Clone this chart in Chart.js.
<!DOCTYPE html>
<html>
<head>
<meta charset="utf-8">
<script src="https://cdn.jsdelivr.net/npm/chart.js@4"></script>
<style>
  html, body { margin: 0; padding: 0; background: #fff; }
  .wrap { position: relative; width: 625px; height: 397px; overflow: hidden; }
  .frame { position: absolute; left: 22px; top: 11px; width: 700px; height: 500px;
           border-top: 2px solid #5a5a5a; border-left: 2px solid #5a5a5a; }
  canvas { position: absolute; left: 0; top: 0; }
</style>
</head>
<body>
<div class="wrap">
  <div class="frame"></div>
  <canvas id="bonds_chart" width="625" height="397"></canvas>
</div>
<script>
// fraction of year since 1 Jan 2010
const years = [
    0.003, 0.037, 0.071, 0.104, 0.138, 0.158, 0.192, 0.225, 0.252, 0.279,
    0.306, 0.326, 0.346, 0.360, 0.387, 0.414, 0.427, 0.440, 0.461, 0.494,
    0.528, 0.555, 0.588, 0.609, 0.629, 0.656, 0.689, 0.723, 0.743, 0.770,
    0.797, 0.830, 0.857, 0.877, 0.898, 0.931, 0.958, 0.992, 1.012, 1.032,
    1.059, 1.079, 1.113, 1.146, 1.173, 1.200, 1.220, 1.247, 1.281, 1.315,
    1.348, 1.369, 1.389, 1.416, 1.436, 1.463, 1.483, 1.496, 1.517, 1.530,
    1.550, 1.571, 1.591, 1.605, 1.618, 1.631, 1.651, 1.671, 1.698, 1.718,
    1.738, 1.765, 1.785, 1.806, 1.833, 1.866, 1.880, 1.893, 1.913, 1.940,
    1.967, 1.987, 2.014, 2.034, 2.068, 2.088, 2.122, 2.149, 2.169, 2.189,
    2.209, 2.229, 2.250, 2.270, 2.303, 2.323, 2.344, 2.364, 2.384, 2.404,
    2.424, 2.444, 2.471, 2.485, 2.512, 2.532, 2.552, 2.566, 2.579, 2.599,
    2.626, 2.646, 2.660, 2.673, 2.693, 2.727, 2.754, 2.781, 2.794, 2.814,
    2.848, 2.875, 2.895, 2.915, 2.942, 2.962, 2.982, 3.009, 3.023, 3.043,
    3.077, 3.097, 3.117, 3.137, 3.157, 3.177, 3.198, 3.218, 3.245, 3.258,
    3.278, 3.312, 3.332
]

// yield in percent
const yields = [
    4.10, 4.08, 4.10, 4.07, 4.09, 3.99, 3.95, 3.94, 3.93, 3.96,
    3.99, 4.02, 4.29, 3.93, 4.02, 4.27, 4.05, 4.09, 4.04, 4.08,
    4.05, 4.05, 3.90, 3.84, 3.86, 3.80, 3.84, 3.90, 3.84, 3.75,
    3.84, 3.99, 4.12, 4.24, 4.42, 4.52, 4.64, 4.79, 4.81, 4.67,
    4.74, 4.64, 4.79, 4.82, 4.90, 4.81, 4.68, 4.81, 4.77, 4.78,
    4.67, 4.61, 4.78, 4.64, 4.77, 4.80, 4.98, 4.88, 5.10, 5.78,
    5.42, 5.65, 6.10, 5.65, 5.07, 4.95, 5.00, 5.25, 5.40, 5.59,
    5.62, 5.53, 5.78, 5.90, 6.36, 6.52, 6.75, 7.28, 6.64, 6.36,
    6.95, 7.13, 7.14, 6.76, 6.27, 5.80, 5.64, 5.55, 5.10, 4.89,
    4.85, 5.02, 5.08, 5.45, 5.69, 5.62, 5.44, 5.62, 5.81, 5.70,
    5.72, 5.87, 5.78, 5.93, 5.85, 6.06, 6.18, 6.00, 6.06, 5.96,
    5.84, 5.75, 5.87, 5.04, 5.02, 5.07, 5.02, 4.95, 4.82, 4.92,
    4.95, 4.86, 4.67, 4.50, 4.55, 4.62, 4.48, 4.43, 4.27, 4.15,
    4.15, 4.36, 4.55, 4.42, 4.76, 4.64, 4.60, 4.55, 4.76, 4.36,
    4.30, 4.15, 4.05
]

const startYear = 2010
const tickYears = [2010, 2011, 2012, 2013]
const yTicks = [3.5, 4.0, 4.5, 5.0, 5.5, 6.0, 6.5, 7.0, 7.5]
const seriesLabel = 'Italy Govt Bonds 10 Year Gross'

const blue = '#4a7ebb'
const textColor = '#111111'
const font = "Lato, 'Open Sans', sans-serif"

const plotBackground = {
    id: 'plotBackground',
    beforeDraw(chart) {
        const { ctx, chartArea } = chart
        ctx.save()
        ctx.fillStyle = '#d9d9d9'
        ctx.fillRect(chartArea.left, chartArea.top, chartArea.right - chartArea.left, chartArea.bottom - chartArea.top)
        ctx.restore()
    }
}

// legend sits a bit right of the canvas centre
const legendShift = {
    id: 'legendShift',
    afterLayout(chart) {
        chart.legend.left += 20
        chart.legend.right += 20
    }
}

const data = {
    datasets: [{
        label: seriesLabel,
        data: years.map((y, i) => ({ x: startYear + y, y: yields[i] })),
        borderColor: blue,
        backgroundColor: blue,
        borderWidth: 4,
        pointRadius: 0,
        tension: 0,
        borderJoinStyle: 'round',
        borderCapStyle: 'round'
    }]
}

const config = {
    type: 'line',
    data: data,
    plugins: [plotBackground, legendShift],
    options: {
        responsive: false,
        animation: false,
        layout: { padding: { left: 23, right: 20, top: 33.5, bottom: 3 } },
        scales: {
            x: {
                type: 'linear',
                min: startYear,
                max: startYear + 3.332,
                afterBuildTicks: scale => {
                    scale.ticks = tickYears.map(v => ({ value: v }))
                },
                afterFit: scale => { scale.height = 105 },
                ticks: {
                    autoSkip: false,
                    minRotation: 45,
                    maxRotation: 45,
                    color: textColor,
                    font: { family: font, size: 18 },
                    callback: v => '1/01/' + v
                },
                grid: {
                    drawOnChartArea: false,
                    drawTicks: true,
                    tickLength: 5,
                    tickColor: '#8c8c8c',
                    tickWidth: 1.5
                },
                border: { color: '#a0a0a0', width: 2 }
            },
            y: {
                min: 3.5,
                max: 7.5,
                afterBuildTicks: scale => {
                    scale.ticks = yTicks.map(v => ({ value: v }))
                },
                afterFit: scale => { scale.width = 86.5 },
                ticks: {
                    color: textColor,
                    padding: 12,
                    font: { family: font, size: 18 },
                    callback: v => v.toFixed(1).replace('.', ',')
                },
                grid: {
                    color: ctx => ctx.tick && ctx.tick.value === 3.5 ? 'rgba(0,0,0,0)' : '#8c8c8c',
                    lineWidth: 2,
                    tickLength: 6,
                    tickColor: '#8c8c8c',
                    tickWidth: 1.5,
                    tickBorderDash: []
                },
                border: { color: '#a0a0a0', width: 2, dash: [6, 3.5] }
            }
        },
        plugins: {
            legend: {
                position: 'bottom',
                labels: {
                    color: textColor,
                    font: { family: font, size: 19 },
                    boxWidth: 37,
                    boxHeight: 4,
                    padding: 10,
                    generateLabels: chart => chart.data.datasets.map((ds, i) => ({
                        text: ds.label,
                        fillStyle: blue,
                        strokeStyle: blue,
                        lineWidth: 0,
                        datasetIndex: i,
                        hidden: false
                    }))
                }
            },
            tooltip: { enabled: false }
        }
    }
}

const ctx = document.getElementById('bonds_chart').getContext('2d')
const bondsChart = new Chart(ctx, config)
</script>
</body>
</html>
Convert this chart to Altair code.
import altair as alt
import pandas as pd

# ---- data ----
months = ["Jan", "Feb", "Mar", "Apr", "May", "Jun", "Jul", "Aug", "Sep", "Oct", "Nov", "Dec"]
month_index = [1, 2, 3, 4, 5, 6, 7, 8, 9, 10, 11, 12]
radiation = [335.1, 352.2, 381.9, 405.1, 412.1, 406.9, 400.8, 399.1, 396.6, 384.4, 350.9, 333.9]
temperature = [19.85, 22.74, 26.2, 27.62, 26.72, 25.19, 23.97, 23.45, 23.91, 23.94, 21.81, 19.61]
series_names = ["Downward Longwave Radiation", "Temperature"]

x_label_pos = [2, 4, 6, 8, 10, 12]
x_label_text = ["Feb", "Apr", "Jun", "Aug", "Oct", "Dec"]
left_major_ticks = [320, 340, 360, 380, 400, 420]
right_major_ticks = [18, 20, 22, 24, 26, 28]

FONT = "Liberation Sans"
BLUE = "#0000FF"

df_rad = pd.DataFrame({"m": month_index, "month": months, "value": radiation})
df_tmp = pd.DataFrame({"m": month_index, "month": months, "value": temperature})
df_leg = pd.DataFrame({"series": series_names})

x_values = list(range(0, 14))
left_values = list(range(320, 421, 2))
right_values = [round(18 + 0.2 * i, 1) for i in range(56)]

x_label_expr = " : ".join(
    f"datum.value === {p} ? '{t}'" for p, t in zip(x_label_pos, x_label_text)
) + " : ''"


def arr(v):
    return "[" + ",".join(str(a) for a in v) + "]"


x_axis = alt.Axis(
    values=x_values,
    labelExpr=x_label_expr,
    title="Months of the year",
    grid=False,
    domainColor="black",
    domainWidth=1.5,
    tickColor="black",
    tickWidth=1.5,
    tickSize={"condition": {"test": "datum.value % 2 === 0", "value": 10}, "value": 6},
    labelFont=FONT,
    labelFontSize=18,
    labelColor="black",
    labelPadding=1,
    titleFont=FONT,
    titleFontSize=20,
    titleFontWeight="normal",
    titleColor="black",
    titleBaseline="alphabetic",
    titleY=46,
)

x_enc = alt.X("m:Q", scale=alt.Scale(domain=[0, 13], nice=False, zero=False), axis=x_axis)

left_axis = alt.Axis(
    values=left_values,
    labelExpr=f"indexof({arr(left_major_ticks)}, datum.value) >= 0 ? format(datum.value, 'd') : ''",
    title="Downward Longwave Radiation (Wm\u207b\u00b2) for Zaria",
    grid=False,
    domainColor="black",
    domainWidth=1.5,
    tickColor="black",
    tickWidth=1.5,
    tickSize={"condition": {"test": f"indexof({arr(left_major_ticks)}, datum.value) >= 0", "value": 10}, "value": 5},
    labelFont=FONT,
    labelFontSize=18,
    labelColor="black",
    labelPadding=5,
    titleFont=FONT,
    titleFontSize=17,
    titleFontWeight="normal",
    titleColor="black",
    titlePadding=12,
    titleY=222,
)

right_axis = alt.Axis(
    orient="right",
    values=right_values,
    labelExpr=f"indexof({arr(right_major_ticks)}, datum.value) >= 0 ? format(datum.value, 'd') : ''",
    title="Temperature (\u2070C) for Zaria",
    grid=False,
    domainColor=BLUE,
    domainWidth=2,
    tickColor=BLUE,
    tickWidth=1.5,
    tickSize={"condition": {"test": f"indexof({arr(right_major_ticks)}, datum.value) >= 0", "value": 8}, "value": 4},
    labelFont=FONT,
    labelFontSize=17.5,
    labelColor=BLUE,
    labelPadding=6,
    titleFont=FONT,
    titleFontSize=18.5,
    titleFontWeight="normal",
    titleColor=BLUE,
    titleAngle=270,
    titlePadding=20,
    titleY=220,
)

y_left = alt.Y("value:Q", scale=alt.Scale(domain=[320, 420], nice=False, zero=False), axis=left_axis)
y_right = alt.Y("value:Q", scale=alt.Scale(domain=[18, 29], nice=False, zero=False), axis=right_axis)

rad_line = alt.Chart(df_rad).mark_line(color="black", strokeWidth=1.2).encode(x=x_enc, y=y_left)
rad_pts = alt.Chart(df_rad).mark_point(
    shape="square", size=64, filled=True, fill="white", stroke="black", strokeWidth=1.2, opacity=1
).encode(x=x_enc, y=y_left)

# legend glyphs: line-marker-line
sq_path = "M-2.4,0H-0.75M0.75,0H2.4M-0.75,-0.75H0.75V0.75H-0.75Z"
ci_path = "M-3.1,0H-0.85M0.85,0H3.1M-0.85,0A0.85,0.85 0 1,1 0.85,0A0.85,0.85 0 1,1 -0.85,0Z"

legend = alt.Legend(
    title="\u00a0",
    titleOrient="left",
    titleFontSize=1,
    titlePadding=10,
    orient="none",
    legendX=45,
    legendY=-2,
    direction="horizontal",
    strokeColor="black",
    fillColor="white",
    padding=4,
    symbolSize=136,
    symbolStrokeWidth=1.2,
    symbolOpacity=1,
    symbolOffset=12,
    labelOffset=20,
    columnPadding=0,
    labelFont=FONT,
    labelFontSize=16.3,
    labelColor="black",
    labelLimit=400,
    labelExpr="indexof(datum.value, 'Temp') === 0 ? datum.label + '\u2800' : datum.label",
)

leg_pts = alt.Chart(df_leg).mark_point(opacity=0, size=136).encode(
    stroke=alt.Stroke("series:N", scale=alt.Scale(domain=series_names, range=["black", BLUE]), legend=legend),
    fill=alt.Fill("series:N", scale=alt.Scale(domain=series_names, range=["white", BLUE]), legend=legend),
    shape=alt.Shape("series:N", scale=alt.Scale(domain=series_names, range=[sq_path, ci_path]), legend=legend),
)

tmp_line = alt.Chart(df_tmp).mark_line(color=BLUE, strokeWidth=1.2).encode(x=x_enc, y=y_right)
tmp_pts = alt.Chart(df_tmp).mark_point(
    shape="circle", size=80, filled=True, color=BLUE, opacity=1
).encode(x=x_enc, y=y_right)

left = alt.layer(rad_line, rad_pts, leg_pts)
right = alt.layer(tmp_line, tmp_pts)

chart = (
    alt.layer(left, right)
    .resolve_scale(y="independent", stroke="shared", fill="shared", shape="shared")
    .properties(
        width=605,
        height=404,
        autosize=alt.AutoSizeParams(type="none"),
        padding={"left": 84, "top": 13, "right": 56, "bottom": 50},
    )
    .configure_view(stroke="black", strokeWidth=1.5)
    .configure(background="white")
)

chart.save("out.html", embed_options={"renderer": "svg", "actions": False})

--------

> REQUEST: Look through the entries above and quote exactly the lines from the line with "Convert this chart to Altair code." to the line with "import pandas as pd", counting both of those lines.

> SOLUTION TO THE PROBLEM:
Convert this chart to Altair code.
import altair as alt
import pandas as pd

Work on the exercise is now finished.